¿Cómo pudo suceder que Gastón Aguirre, el motochorro de la Boca, terminara al final de todo expuesto ante las cámaras? Tal vez porque, por cierto, fue así como comenzó: expuesto ante una cámara. Recordemos que el turista canadiense pedaleaba aquella vez filmando todo lo que se le pusiera adelante.
Con lo cual registró también el momento en que se le puso adelante tan luego Gastón Aguirre con su escena de feroz violencia. Lo que Aguirre pareció advertir es que, una vez incluido en el reino general de las cámaras, ya no podía salirse ni retroceder. Entonces decidió avanzar. Y llegó hasta la televisión.
De este modo nos señala que el delito puede convertirse en un espectáculo también, igual que todo o que casi todo. A las lecturas de Michel Foucault y el panoptismo, a las lecturas de Paul Virilio y los regímenes escópicos de visibilidad, hay que adosar entonces las lecturas de Guy Débord y la sociedad del espectáculo.

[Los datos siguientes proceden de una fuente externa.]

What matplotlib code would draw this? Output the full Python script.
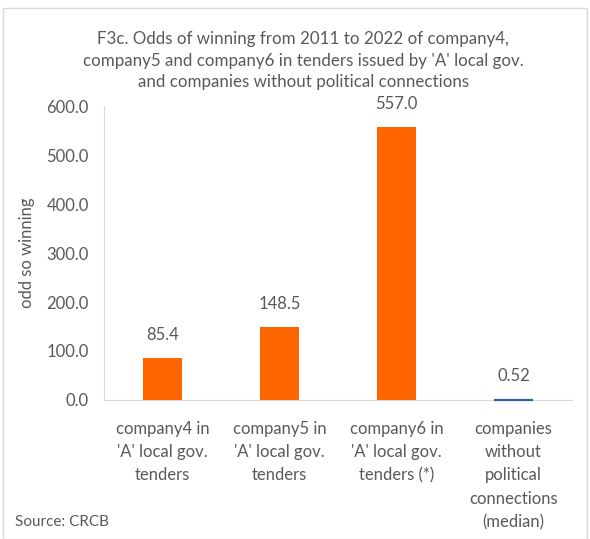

Porque a la voluntad de lograr un pleno control y una vigilancia total por medio de infinitas cámaras que enfoquen y registren todo puede brotarle eventualmente este incordio: que el delito, ante las cámaras, se convierta en espectáculo y siga como si tal cosa.
De acentuarse esta tendencia, que hoy por hoy apenas comienza, cambiarán seguramente las condiciones para la vieja y conocida violencia feroz; la anónima, la impune, la enmascarada, la cobarde. Esa violencia, convertida en violencia verbal, va a parar con toda lógica allí donde puede ejercerse sin tener que someterse a ninguna regulación legal, sin tener que dar la cara, sin tener que revelar el nombre: va a parar a internet. Es violencia, qué duda cabe: es agravio, es prepotencia, es amenaza, es intimidación. Aunque es cierto: no cuesta vidas. Lo cual no deja, después de todo, de representar todo un progreso. Es sin dudas más miserable, pero también más indolora y más inocua, más fácil de olvidar.